See the trainer’s Q&A for an example of how helmet-focused thinking can be bad.
So, does it really set a good example to behave as if cycling is an activity which should only be undertaken when wearing special protective equipment? Or might it perhaps be a better example to simply hop on the bike and ride in normal clothes, at least some of the time?
One of my favourite cycling images is that of the City gent riding around town on a Brompton, dressed in a suit, bareheaded, with no special equipment beyond a pair of cycle clips. What better example could there be?
Look at Holland or Denmark, two of the safest cycling countries in the world. Helmet use there is close to zero, especially outside racing circles. The idea that cycling is a dangerous activity is rightly viewed as absurd.

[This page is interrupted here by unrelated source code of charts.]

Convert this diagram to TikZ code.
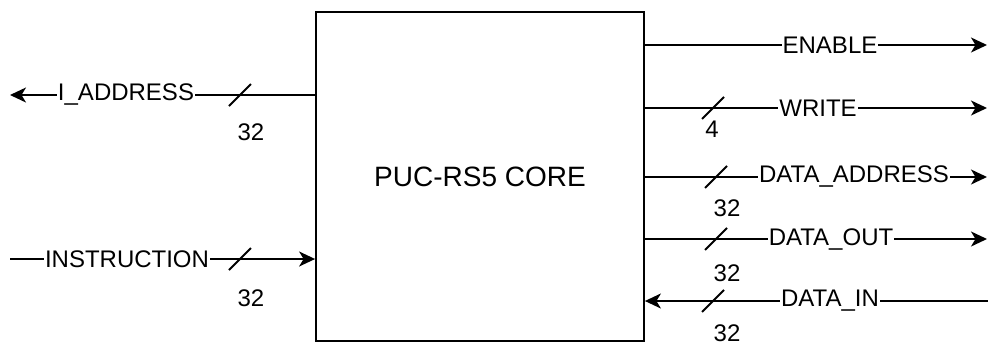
\documentclass[tikz,border=0pt]{standalone}
\usepackage{fontspec}
\setmainfont{Liberation Sans}
\usetikzlibrary{arrows.meta}
\tikzstyle{core}=[draw, line width=1.8pt, minimum width=328pt, minimum height=329pt, inner sep=0, font=\fontsize{28}{32}\selectfont]
\tikzstyle{sig}=[line width=1.8pt]
\tikzstyle{arr}=[-{Stealth[length=16pt, width=15pt, inset=4.5pt]}]
\tikzstyle{lbl}=[fill=white, inner sep=1pt, font=\fontsize{24}{28}\selectfont]
\tikzstyle{wd}=[inner sep=0, font=\fontsize{24}{28}\selectfont]

\begin{document}
\begin{tikzpicture}[x=1pt, y=-1pt]
\useasboundingbox (0,0) rectangle (988,346);
\node[core] (cpu) at (480,176.5) {PUC-RS5 CORE};

% free ends of the wires
\coordinate (ia) at (10,95);
\coordinate (ins) at (10,259);
\coordinate (en) at (987,45);
\coordinate (wr) at (987,108);
\coordinate (da) at (987,177);
\coordinate (dout) at (987,239);
\coordinate (din) at (988,301);

% left side
\draw[sig, arr] (cpu.west |- ia) -- (ia);
\draw[sig, arr] (ins) -- (cpu.west |- ins);
\node[lbl] (lia) at (126,95) {I\_ADDRESS};
\node[lbl] (lins) at (127,259) {INSTRUCTION};

% right side
\foreach \p in {en, wr, da, dout}
	{\draw[sig, arr] (cpu.east |- \p) -- (\p);}
\draw[sig, arr] (din) -- (cpu.east |- din);
\foreach \n/\x/\y/\t in {len/830/45/ENABLE, lwr/818/108/WRITE, lda/854/177/DATA\_ADDRESS, ldout/831/239/DATA\_OUT, ldin/830/301/DATA\_IN}
	{\node[lbl] (\n) at (\x,\y) {\t};}

% bus widths
\foreach \x/\y/\w/\wx/\wy in {240/95/32/251/132, 240/259/32/251/298, 713/108/4/712/129, 716/177/32/727/208, 716/239/32/727/273, 713/301/32/727/333}
	{\draw[sig] (\x-11,\y+11) -- (\x+11,\y-11);
	\node[wd] at (\wx,\wy) {\w};}
\end{tikzpicture}
\end{document}
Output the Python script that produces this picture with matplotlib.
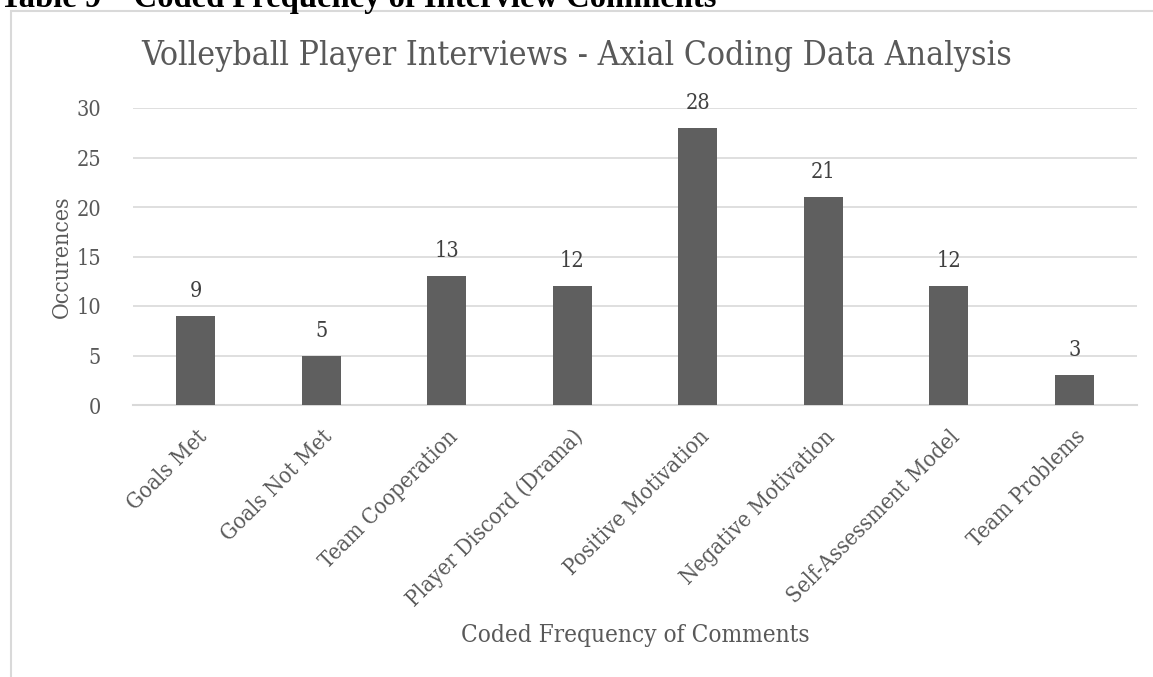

There is, in Holland, official recognition that driving is a dangerous activity – drivers who injure non-motorised road users are held liable unless they can show they are not – the burden of proof lies with the person posing the most danger. This is a controversial view, but it is one which appears to work: walking and cycling are accepted as of right, and driving is viewed as a privilege bringing responsibility.
Solution seeks problem, apply box BH1T
Helmet promotion and compulsion have a big part to play in painting cycling as dangerous. Without a “problem”, there can be no value to a “solution”. So, having decided that the “solution” must be promoted, helmeteers must needs build up the perception of the “problem”.
What is the problem does not really exist? What if cycling is not dangerous? Suddenly the “solution” turns out to be unnecessary, and promoting the solution as a “good example” becomes a matter of promoting the idea that a problem exists which requires fixing.